‘Viewfinder’ is a collaborative project between Heather Cline and the Nature Conservancy of Canada. Cline created artwork inspired by viewing the landscape through a conservation lens, walking the land with staff and stakeholders of the Nature Conservancy of Canada.
Cline has created a muti-media exhibition incorporating paintings, audio works and video that offer an immersive experience of the land. The initial fieldwork for ‘Viewfinder’ consisted of a series of one-on-one encounters with each project participant in their environment. The goal was to have meaningful exchanges on the land that impacted Cline’s renderings of the landscape. Cline documented these walks through audio recordings, video recordings, and an aerial survey of the sites from viewpoint of a Cessna Skyhawk airplane. Key encounters on the ground were marked through the collection of GPS points that were used to create the flight plans over each location. This has translated into a series of paintings of the landscape that capture some of the shared experience on the land with the project’s key participants. The exhibition also features video documentation of participants walking through the different project sites and an archive of short explanatory videos featuring the activities of project participants on the land.
Nature Conservancy of Canada
The Nature Conservancy of Canada (NCC) is Canada's leading national land conservation organization. In Saskatchewan, NCC has secured more than 170 properties and has helped to conserve over 198,219 hectares of ecologically significant land and water in Saskatchewan.
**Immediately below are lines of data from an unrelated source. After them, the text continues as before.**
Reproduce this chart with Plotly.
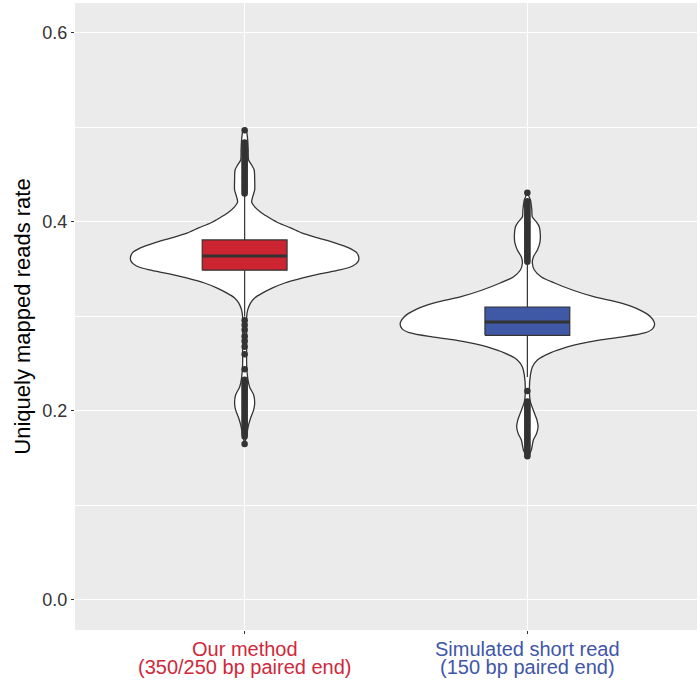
import plotly.graph_objects as go

# ---------------- data ----------------
categories = ["Our method", "Simulated short read"]
category_lines = [["Our method", "(350/250 bp paired end)"],
                  ["Simulated short read", "(150 bp paired end)"]]
y_ticks = [0.0, 0.2, 0.4, 0.6]
y_tick_labels = ["0.0", "0.2", "0.4", "0.6"]

# violin density profiles (rate, relative density; shared scale)
ours_grid = [0.4995, 0.4952, 0.4868, 0.4762, 0.4656, 0.4603, 0.4550, 0.4444, 0.4339, 0.4265,
             0.4212, 0.4159, 0.4095, 0.4042, 0.3989, 0.3937, 0.3884, 0.3831, 0.3778, 0.3725,
             0.3672, 0.3619, 0.3577, 0.3534, 0.3492, 0.3450, 0.3407, 0.3354, 0.3302, 0.3249,
             0.3196, 0.3143, 0.3069, 0.2995, 0.2751, 0.2487, 0.2349, 0.2254, 0.2169, 0.2085,
             0.2011, 0.1926, 0.1852, 0.1746, 0.1651]
ours_density = [0.0, 0.016, 0.024, 0.028, 0.031, 0.055, 0.075, 0.079, 0.079, 0.063,
                0.055, 0.079, 0.134, 0.197, 0.268, 0.362, 0.449, 0.575, 0.709, 0.819,
                0.882, 0.898, 0.890, 0.850, 0.748, 0.591, 0.457, 0.315, 0.220, 0.142,
                0.079, 0.047, 0.024, 0.016, 0.016, 0.016, 0.024, 0.039, 0.071, 0.079,
                0.071, 0.047, 0.031, 0.016, 0.0]

sim_grid = [0.4307, 0.4233, 0.4127, 0.4053, 0.4000, 0.3947, 0.3862, 0.3778, 0.3704, 0.3630,
            0.3566, 0.3492, 0.3418, 0.3354, 0.3280, 0.3206, 0.3143, 0.3069, 0.2995, 0.2921,
            0.2868, 0.2825, 0.2783, 0.2751, 0.2709, 0.2677, 0.2614, 0.2540, 0.2466, 0.2381,
            0.2222, 0.2095, 0.1979, 0.1905, 0.1831, 0.1757, 0.1693, 0.1587, 0.1503]
sim_density = [0.0, 0.024, 0.035, 0.039, 0.071, 0.094, 0.102, 0.098, 0.079, 0.047,
               0.039, 0.055, 0.110, 0.213, 0.354, 0.528, 0.732, 0.882, 0.969, 1.0,
               0.984, 0.921, 0.748, 0.575, 0.409, 0.315, 0.181, 0.079, 0.039, 0.024,
               0.016, 0.024, 0.055, 0.075, 0.084, 0.071, 0.047, 0.031, 0.0]

# box statistics: q1, median, q3, lower whisker, upper whisker
ours_box = dict(q1=0.349, median=0.364, q3=0.381, lower=0.300, upper=0.429)
sim_box = dict(q1=0.280, median=0.294, q3=0.310, lower=0.236, upper=0.355)

# outliers
ours_outliers = [0.430, 0.432, 0.434, 0.436, 0.438, 0.440, 0.442, 0.444, 0.446, 0.448,
                 0.450, 0.452, 0.454, 0.456, 0.458, 0.460, 0.462, 0.464, 0.466, 0.468,
                 0.470, 0.472, 0.474, 0.476, 0.478, 0.480, 0.482, 0.484, 0.497,
                 0.296, 0.291, 0.286, 0.279, 0.274, 0.268, 0.260, 0.244,
                 0.233, 0.231, 0.229, 0.227, 0.225, 0.223, 0.221, 0.219, 0.217, 0.215,
                 0.213, 0.211, 0.209, 0.207, 0.205, 0.203, 0.201, 0.199, 0.197, 0.195,
                 0.193, 0.191, 0.189, 0.187, 0.185, 0.183, 0.181, 0.179, 0.177, 0.175,
                 0.173, 0.165]
sim_outliers = [0.358, 0.360, 0.362, 0.364, 0.366, 0.368, 0.370, 0.372, 0.374, 0.376,
                0.378, 0.380, 0.382, 0.384, 0.386, 0.388, 0.390, 0.392, 0.394, 0.396,
                0.398, 0.400, 0.402, 0.404, 0.406, 0.408, 0.410, 0.412, 0.414, 0.416,
                0.418, 0.420, 0.422, 0.431,
                0.221, 0.210, 0.208, 0.206, 0.204, 0.202, 0.200, 0.198, 0.196, 0.194,
                0.192, 0.190, 0.188, 0.186, 0.184, 0.182, 0.180, 0.178, 0.176, 0.174,
                0.172, 0.170, 0.168, 0.166, 0.164, 0.162, 0.160, 0.158, 0.156, 0.154,
                0.152]

# ---------------- style ----------------
colors = ["#CC2531", "#3F59A7"]
label_colors = ["#D0283A", "#3F56A8"]
dark = "#333333"
violin_half = 0.45
box_width = 0.3
font_family = "Liberation Sans, Arial, Helvetica, sans-serif"
label_shifts = [-19, -37]

fig = go.Figure()

groups = [
    (1, ours_grid, ours_density, ours_box, ours_outliers),
    (2, sim_grid, sim_density, sim_box, sim_outliers),
]

for i, (pos, grid, dens, box, outl) in enumerate(groups):
    # violin outline
    xs = [pos + d * violin_half for d in dens] + [pos - d * violin_half for d in reversed(dens)]
    ys = list(grid) + list(reversed(grid))
    fig.add_trace(go.Scatter(
        x=xs + [xs[0]], y=ys + [ys[0]], mode="lines", fill="toself",
        fillcolor="white", line=dict(color=dark, width=1.3, shape="spline", smoothing=0.7),
        hoverinfo="skip", showlegend=False))
    # whiskers
    fig.add_trace(go.Scatter(
        x=[pos, pos, None, pos, pos], y=[box["q3"], box["upper"], None, box["q1"], box["lower"]],
        mode="lines", line=dict(color=dark, width=1.2), hoverinfo="skip", showlegend=False))
    # box
    x0, x1 = pos - box_width / 2, pos + box_width / 2
    fig.add_trace(go.Scatter(
        x=[x0, x1, x1, x0, x0], y=[box["q1"], box["q1"], box["q3"], box["q3"], box["q1"]],
        mode="lines", fill="toself", fillcolor=colors[i],
        line=dict(color=dark, width=1.2), hoverinfo="skip", showlegend=False))
    # median
    fig.add_trace(go.Scatter(
        x=[x0, x1], y=[box["median"], box["median"]],
        mode="lines", line=dict(color=dark, width=3), hoverinfo="skip", showlegend=False))
    # outliers
    fig.add_trace(go.Scatter(
        x=[pos] * len(outl), y=outl, mode="markers",
        marker=dict(color=dark, size=6.5, line=dict(width=0)),
        showlegend=False))
    # category label (two lines, tight spacing)
    for j, line in enumerate(category_lines[i]):
        fig.add_annotation(
            x=pos, xref="x", y=0, yref="paper", text=line, showarrow=False,
            xanchor="center", yanchor="middle", yshift=label_shifts[j],
            font=dict(size=20, color=label_colors[i], family=font_family))

fig.update_layout(
    width=700, height=681,
    margin=dict(l=75, r=3, t=3, b=51),
    paper_bgcolor="white", plot_bgcolor="#EBEBEB",
    font=dict(family=font_family, color=dark),
    showlegend=False,
    xaxis=dict(
        range=[0.4, 2.6], tickvals=[1, 2], ticktext=["", ""], automargin=False,
        ticks="outside", ticklen=3, tickcolor=dark, tickwidth=1.1,
        showgrid=True, gridcolor="white", gridwidth=1.1, zeroline=False, showline=False),
    yaxis=dict(
        range=[-0.0318, 0.6317], tickvals=y_ticks, ticktext=y_tick_labels, automargin=False,
        tickfont=dict(size=18, color=dark), ticks="outside", ticklen=3, tickcolor=dark,
        tickwidth=1.1, showgrid=True, gridcolor="white", gridwidth=1.1,
        minor=dict(tickvals=[0.1, 0.3, 0.5], showgrid=True, gridcolor="white", gridwidth=0.55, ticks=""),
        zeroline=False, showline=False,
        title=dict(text="Uniquely mapped reads rate", font=dict(size=22, color="black"), standoff=5)),
)

fig.write_html("out.html", config={"displayModeBar": False},
               post_script="document.body.style.margin='0';document.body.style.overflow='hidden';")
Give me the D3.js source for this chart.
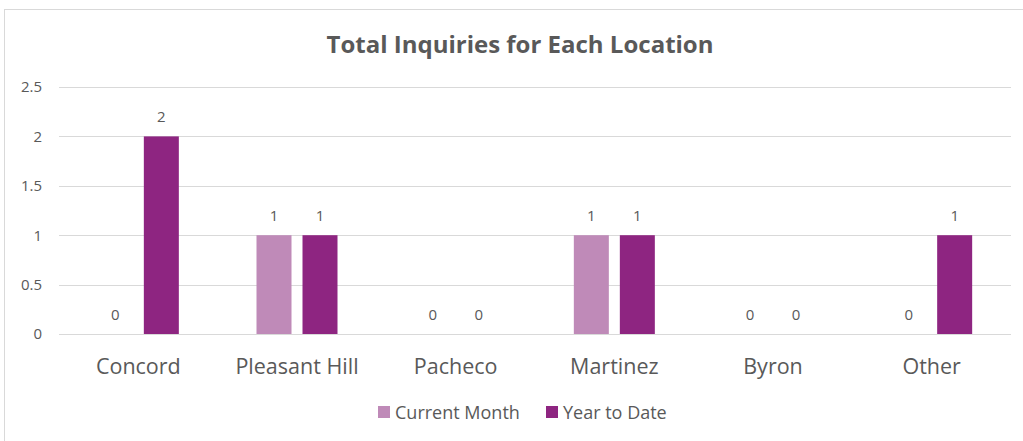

Prairie grasslands are among the most endangered ecosystems on the planet and are vital to our well-being—they filter our air and water, store billions of tonnes of carbon, and help reduce the impacts of flooding and drought. Grasslands are also key to ranching livelihoods and supporting local economies. To find out more about how NCC is safeguarding these critical landscapes, visit prairiegrasslands.ca.
To learn more about the Working Landscapes program visit: https://natureconservancy.ca/where-we-work/saskatchewan/our-work/working-landscapes/
The artist would like to gratefully acknowledge support from Sask Arts for this project.
Viewfinder Paintings
Heather Cline Viewfinder - Trevor Herriot
THE BIRD’S EYE VIEW of the prairie on a cloudless day is always compelling. On your flight east to Winnipeg or Toronto you look out the window and there it is: the gold and green and brown of the familiar crazy quilt we have all come to think of as prairie. The parallel lines recede towards the horizon in a rippling comforter thrown upon the ancient land. Sometimes, if you are paying attention, your gaze falls on shapes that break the pattern—sinuous tendrils of sage-green etched into the quilt that you recognize as a creek; a larger expanse of that same tone with a different nap or weave to it and you think it might be native grass. And far to the north where the atmosphere thickens to a haze at the curving rim of the earth, something dark enough to suggest depth bisects the quilt west to east, a rope of deep blue that must be the valley where your grandparents once had a cabin by a lake. And in that moment, where land and memories of people collide, other thoughts rush in, questions too. Past the picturesque, a conversation begins.